Television Review
"PETER IS really anxious because he has to go and produce a sperm sample," announced the voice-over halfway through "Baby It's You", the True Stories (C4) film about a couple's subjection to infertility treatment. To an outsider, the reasons for Peter's anxiety seemed pretty obvious - he could not be sure that his wife, the film's director, wouldn't follow him into the cubicle with a video camera and record his Clinton impersonation for posterity.
And Anne Makepeace was clearly game for some revelation herself. We had already seen the director's buttocks several times, receiving some of the many hormone injections which ensure a bumper crop of eggs. We had also seen Peter and Anne having a shower together, filmed with a camera which moved to get the right angle, an indication that this humid, intimate interlude was being shared by a third party, fully dressed in the fug of the bathroom and being directed by the pair. The bodily exposure was matched by an emotional strip-tease, in which the director shared her "journey into my past and my family" - shared it, that is, with anyone who wasn't so impatient with this solipsistic endeavour that they switched over in the first few minutes.
The opening sequence, a painfully self-centred anecdote about how the director had fallen in love with her husband, will have decided quite a few to depart - after all, other people's home movies are a proverbially anaesthetic experience and this appeared to be just an unusually self- important specimen of the genre. But more patient viewers, or those too indolent to change channels, probably watched to the end. For one thing, there was a certain comedy in the therapy-as-art approach: at one point, Makepeace set off to confess a youthful abortion to her New England aunties. "I'm hoping that by talking to them I'll free myself of demons that have haunted me all my life," she said, clearly taking it for granted that there was nothing we would like better than to stand by while the exorcism took place.
For another, the family proved to be unusually intriguing, in ways both comic and tragic. When Makepeace announced that her brother Doug had "recently decided to become a polygamist", you suspected one of her rare excursions into comedy. But this proved to be a literal statement of the truth. Doug, a Manhattan stock trader, was building several houses in the Utah desert, where he hoped to begin his harem, tele-commuting from a caravan. When he eventually found a candidate for wife number one, she took a dim view of further recruitment and pinned Doug down to a conventional marriage.

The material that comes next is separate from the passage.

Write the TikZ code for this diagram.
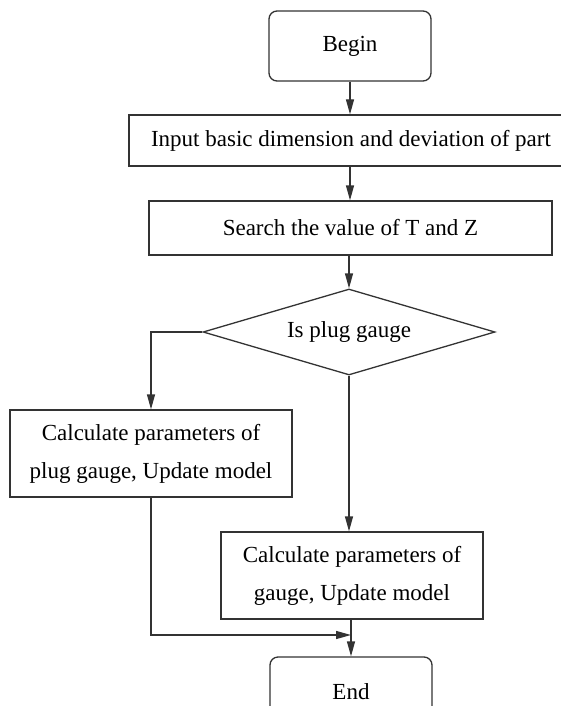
\documentclass[tikz,border=0pt]{standalone}
\usepackage{fontspec}
\setmainfont{Liberation Serif}
\usetikzlibrary{shapes.geometric,arrows.meta}
\begin{document}
\begin{tikzpicture}[x=1pt,y=-1pt,
  every node/.style={font=\fontsize{23}{38}\selectfont, inner sep=0pt, text=black},
  linec/.style={draw=black!80, line width=1.3pt},
  terminal/.style={linec, rounded corners=8pt, minimum width=162pt, minimum height=70pt},
  procbox/.style={linec, minimum height=51pt, align=center},
  decbox/.style={linec, diamond, aspect=3.4, minimum width=292pt, minimum height=86pt},
  flow/.style={linec, -{Triangle[length=15pt,width=8pt]}}]
\useasboundingbox (0,0) rectangle (561,706);
\clip (0,0) rectangle (561,706);
\node[terminal] (begin) at (350,46) {Begin};
\node[procbox, minimum width=444pt, minimum height=51pt] (input) at (351,140.5) {Input basic dimension and deviation of part};
\node[procbox, minimum width=403pt, minimum height=54pt] (search) at (350.5,228) {Search the value of T and Z};
\node[decbox] (dec) at (349,332) {Is plug gauge};
\node[procbox, minimum width=282pt, minimum height=87pt] (left) at (151,453.5) {Calculate parameters of\\plug gauge, Update model};
\node[procbox, minimum width=262pt, minimum height=87pt] (right) at (352,575.5) {Calculate parameters of\\gauge, Update model};
\node[terminal] (end) at (351,692) {End};
\coordinate (join) at (351,635);
\draw[flow] (begin.south) -- (begin.south |- input.north);
\draw[flow] (input.south -| begin.south) -- (begin.south |- search.north);
\draw[flow] (search.south -| dec.north) -- (dec.north);
\draw[flow] (dec.west) -| (left.north);
\draw[flow] (dec.south) -- (dec.south |- right.north);
\draw[flow] (right.south -| end.north) -- (end.north);
\draw[flow] (left.south) |- (join);
\end{tikzpicture}
\end{document}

A crueller demonstration of the vagaries of life was provided by the death of Peter's lesbian sister, who was buried only three days before her daughter's first birthday, a child conceived with the help of a Toronto sperm bank with the memorable trading name of Repro-Man. The programme ended with a ludicrous scene of the couple doing religiose callisthenics on a twilit mountain-top, but the sense of other lives unfolding and unravelling around her central preoccupation, ultimately preserved the film from mere narcissism.